** BEGIN Records shown **

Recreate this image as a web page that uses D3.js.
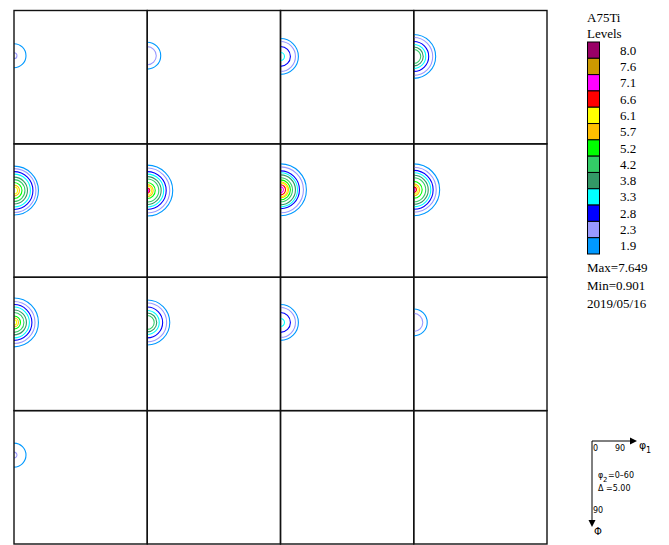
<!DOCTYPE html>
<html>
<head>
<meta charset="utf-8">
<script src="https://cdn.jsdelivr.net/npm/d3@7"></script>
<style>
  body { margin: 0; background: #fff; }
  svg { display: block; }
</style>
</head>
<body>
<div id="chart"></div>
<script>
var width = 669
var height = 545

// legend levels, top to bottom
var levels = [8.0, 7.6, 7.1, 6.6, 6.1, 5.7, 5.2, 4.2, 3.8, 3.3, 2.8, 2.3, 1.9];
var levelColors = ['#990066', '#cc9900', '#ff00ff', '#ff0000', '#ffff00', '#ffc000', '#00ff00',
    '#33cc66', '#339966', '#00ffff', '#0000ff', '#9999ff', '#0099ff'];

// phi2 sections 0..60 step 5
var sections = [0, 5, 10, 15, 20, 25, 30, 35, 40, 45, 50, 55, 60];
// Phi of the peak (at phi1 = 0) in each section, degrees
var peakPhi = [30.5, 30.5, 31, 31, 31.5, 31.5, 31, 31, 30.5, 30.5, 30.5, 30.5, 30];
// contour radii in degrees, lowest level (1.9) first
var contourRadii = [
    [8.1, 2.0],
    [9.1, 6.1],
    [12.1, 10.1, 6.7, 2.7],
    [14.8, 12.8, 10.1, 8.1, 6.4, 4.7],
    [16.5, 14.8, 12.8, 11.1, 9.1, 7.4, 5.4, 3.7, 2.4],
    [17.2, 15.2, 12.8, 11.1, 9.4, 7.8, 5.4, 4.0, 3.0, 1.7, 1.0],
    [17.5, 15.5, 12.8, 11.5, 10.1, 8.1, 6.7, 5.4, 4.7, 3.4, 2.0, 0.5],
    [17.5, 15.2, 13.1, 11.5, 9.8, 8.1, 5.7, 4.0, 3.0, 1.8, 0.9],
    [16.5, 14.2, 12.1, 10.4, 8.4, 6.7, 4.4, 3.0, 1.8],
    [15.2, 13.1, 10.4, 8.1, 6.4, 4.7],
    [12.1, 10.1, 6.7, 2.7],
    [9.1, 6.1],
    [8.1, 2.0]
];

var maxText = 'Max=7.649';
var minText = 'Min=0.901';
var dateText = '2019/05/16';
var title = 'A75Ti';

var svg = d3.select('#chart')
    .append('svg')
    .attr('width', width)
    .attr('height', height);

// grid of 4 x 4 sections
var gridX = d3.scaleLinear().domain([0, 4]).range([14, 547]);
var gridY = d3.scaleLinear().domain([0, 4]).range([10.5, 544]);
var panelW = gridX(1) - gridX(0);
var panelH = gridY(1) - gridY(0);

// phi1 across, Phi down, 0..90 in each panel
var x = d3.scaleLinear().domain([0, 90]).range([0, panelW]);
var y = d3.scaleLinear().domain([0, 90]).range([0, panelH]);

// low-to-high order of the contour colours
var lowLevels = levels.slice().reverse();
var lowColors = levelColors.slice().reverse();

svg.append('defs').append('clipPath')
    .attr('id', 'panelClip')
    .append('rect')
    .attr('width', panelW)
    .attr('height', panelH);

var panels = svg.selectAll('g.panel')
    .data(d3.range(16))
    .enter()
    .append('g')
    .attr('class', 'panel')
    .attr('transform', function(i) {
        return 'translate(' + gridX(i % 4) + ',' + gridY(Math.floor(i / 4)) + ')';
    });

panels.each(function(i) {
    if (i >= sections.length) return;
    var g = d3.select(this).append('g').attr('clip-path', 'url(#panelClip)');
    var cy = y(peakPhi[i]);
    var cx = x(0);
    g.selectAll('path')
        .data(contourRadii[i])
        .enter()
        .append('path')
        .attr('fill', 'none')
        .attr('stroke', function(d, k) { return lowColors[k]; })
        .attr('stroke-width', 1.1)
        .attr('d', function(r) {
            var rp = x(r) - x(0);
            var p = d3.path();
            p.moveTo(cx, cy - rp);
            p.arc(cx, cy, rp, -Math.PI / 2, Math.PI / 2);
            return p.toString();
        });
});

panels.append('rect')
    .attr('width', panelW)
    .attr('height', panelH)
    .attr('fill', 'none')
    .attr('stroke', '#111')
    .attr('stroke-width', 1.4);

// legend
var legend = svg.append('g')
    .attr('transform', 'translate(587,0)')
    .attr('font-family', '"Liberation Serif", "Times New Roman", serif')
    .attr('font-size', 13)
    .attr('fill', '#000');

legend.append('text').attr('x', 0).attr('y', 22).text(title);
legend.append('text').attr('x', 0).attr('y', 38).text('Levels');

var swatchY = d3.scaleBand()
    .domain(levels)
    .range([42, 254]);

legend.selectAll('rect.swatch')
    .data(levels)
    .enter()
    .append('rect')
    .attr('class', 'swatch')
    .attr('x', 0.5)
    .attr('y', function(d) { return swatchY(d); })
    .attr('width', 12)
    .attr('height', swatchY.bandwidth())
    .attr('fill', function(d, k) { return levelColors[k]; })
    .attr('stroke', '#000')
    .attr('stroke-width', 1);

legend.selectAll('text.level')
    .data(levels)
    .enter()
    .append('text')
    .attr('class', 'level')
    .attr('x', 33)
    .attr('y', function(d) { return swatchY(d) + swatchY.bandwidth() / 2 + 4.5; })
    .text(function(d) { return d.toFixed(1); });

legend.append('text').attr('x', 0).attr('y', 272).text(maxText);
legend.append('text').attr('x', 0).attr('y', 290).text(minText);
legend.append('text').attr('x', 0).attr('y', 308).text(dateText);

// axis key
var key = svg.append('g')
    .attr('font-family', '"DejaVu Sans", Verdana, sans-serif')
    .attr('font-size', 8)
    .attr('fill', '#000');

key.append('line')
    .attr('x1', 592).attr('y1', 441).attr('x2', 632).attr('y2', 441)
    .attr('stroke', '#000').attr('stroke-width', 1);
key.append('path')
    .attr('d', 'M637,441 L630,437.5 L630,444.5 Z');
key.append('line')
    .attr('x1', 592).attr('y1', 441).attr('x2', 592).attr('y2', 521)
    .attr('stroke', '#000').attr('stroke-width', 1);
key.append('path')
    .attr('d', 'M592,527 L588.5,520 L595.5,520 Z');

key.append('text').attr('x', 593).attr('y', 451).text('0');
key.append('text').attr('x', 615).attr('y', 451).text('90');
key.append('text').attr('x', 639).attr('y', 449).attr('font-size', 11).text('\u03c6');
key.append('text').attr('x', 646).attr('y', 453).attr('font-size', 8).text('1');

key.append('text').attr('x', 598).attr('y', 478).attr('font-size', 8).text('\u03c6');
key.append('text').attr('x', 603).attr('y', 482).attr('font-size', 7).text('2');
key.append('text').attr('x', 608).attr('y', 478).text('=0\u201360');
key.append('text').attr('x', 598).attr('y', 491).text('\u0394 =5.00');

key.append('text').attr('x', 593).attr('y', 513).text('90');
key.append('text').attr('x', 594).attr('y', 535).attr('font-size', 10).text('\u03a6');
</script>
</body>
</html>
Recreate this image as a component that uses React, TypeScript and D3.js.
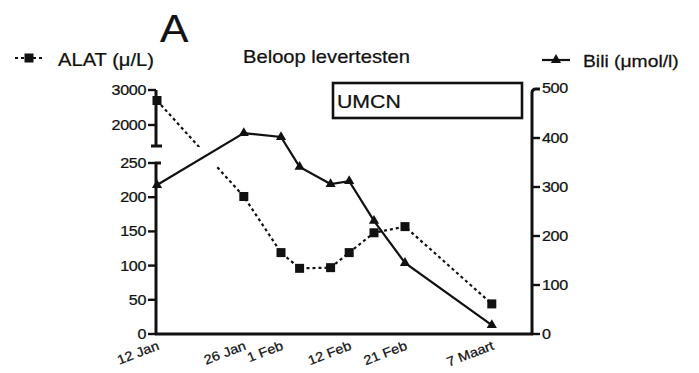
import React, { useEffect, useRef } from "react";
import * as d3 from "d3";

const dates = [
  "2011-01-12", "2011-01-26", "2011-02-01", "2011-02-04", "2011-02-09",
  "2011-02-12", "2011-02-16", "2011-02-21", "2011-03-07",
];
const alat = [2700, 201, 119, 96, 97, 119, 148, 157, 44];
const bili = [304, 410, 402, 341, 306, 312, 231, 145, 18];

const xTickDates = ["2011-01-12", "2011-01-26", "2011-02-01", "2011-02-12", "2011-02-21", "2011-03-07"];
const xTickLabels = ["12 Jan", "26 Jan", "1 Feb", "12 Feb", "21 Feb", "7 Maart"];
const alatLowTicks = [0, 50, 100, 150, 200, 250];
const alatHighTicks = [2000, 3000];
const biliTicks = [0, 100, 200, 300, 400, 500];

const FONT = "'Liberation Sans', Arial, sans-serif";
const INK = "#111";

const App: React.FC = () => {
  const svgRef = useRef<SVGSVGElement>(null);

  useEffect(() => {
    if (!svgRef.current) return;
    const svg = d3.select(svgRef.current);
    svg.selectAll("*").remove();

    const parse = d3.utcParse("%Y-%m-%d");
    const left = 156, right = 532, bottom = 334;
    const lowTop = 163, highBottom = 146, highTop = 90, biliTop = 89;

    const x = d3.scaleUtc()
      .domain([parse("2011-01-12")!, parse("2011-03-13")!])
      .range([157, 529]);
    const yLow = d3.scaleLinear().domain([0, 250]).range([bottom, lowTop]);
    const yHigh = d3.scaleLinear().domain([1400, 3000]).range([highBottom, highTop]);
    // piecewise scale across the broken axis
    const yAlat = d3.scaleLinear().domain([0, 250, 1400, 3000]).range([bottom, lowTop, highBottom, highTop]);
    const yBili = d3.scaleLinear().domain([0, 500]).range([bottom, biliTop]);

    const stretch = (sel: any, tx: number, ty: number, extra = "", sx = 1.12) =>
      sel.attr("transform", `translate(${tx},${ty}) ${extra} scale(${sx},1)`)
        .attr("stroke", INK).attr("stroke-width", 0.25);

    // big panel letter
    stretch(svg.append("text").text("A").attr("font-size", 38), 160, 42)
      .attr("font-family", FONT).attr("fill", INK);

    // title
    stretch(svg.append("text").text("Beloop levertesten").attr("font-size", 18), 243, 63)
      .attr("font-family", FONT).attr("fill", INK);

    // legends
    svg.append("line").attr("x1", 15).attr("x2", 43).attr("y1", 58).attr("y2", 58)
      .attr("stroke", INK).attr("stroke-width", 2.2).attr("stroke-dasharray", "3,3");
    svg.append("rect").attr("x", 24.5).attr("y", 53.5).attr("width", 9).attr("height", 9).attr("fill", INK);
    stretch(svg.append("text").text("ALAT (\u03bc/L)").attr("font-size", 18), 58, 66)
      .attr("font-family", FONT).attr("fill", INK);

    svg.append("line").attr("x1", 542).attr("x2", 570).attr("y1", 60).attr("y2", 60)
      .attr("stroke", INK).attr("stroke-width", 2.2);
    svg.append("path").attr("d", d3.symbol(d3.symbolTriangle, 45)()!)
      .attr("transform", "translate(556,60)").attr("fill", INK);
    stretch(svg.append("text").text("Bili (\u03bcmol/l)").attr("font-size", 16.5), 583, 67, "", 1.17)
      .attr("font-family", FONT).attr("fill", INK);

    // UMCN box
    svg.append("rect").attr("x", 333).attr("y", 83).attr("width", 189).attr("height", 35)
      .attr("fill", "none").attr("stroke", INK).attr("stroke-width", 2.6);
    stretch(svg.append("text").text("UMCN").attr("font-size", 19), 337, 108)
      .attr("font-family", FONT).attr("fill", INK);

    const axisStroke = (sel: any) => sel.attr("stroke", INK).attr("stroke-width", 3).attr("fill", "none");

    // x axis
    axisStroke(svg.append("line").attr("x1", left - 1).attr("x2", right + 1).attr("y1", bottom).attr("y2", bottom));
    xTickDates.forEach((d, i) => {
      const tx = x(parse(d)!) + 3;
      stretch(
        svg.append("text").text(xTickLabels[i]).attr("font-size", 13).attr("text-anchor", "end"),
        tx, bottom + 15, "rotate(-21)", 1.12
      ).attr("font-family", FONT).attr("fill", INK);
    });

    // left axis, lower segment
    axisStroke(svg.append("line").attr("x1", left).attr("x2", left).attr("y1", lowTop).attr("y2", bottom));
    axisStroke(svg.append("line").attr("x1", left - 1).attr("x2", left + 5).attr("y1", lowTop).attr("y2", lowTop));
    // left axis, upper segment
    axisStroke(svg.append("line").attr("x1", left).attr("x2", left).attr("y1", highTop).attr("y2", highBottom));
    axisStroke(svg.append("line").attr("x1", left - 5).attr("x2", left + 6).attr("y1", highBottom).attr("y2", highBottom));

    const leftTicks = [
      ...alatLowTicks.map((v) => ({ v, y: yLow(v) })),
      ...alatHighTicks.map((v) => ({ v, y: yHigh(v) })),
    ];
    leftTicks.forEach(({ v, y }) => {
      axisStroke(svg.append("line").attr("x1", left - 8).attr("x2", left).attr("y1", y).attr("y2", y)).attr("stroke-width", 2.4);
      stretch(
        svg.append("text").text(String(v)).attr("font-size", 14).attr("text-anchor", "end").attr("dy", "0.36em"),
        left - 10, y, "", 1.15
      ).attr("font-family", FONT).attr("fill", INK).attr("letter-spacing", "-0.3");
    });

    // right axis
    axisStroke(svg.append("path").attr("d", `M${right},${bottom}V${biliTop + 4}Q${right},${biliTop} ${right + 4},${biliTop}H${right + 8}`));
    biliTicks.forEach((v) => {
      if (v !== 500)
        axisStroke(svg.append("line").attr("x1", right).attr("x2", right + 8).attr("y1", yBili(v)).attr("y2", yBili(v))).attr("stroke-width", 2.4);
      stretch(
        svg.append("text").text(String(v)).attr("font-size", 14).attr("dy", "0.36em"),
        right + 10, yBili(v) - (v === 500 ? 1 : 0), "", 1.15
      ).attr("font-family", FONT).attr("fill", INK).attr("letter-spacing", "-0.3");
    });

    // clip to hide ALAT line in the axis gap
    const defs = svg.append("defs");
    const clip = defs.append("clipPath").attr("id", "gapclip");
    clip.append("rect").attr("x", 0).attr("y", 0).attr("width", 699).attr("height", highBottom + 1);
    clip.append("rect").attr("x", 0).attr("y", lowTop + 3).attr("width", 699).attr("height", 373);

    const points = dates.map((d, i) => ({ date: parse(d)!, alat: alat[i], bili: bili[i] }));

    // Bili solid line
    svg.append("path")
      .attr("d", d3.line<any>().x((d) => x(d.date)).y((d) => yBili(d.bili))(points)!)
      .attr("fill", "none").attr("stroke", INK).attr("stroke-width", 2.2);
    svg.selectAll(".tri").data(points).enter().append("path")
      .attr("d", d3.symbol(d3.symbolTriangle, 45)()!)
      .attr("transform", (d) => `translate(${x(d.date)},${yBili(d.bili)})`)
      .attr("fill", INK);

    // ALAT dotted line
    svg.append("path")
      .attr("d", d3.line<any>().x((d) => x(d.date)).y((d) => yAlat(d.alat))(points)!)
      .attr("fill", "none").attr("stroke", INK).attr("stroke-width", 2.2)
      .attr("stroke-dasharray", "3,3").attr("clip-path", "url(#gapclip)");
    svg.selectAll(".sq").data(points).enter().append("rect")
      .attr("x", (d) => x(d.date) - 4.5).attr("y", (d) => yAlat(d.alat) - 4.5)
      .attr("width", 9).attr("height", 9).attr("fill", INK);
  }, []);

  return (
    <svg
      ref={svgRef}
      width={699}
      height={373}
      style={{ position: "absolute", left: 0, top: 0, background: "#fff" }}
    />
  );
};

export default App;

** END Records shown **

_What this task involves:_
Starting at the first line of the entries, restate word for word everything through the line that holds "var lowColors = levelColors.slice().reverse();", both ends included, but omit any pictures.

_Written answer:_
Recreate this image as a web page that uses D3.js.
<!DOCTYPE html>
<html>
<head>
<meta charset="utf-8">
<script src="https://cdn.jsdelivr.net/npm/d3@7"></script>
<style>
  body { margin: 0; background: #fff; }
  svg { display: block; }
</style>
</head>
<body>
<div id="chart"></div>
<script>
var width = 669
var height = 545

// legend levels, top to bottom
var levels = [8.0, 7.6, 7.1, 6.6, 6.1, 5.7, 5.2, 4.2, 3.8, 3.3, 2.8, 2.3, 1.9];
var levelColors = ['#990066', '#cc9900', '#ff00ff', '#ff0000', '#ffff00', '#ffc000', '#00ff00',
    '#33cc66', '#339966', '#00ffff', '#0000ff', '#9999ff', '#0099ff'];

// phi2 sections 0..60 step 5
var sections = [0, 5, 10, 15, 20, 25, 30, 35, 40, 45, 50, 55, 60];
// Phi of the peak (at phi1 = 0) in each section, degrees
var peakPhi = [30.5, 30.5, 31, 31, 31.5, 31.5, 31, 31, 30.5, 30.5, 30.5, 30.5, 30];
// contour radii in degrees, lowest level (1.9) first
var contourRadii = [
    [8.1, 2.0],
    [9.1, 6.1],
    [12.1, 10.1, 6.7, 2.7],
    [14.8, 12.8, 10.1, 8.1, 6.4, 4.7],
    [16.5, 14.8, 12.8, 11.1, 9.1, 7.4, 5.4, 3.7, 2.4],
    [17.2, 15.2, 12.8, 11.1, 9.4, 7.8, 5.4, 4.0, 3.0, 1.7, 1.0],
    [17.5, 15.5, 12.8, 11.5, 10.1, 8.1, 6.7, 5.4, 4.7, 3.4, 2.0, 0.5],
    [17.5, 15.2, 13.1, 11.5, 9.8, 8.1, 5.7, 4.0, 3.0, 1.8, 0.9],
    [16.5, 14.2, 12.1, 10.4, 8.4, 6.7, 4.4, 3.0, 1.8],
    [15.2, 13.1, 10.4, 8.1, 6.4, 4.7],
    [12.1, 10.1, 6.7, 2.7],
    [9.1, 6.1],
    [8.1, 2.0]
];

var maxText = 'Max=7.649';
var minText = 'Min=0.901';
var dateText = '2019/05/16';
var title = 'A75Ti';

var svg = d3.select('#chart')
    .append('svg')
    .attr('width', width)
    .attr('height', height);

// grid of 4 x 4 sections
var gridX = d3.scaleLinear().domain([0, 4]).range([14, 547]);
var gridY = d3.scaleLinear().domain([0, 4]).range([10.5, 544]);
var panelW = gridX(1) - gridX(0);
var panelH = gridY(1) - gridY(0);

// phi1 across, Phi down, 0..90 in each panel
var x = d3.scaleLinear().domain([0, 90]).range([0, panelW]);
var y = d3.scaleLinear().domain([0, 90]).range([0, panelH]);

// low-to-high order of the contour colours
var lowLevels = levels.slice().reverse();
var lowColors = levelColors.slice().reverse();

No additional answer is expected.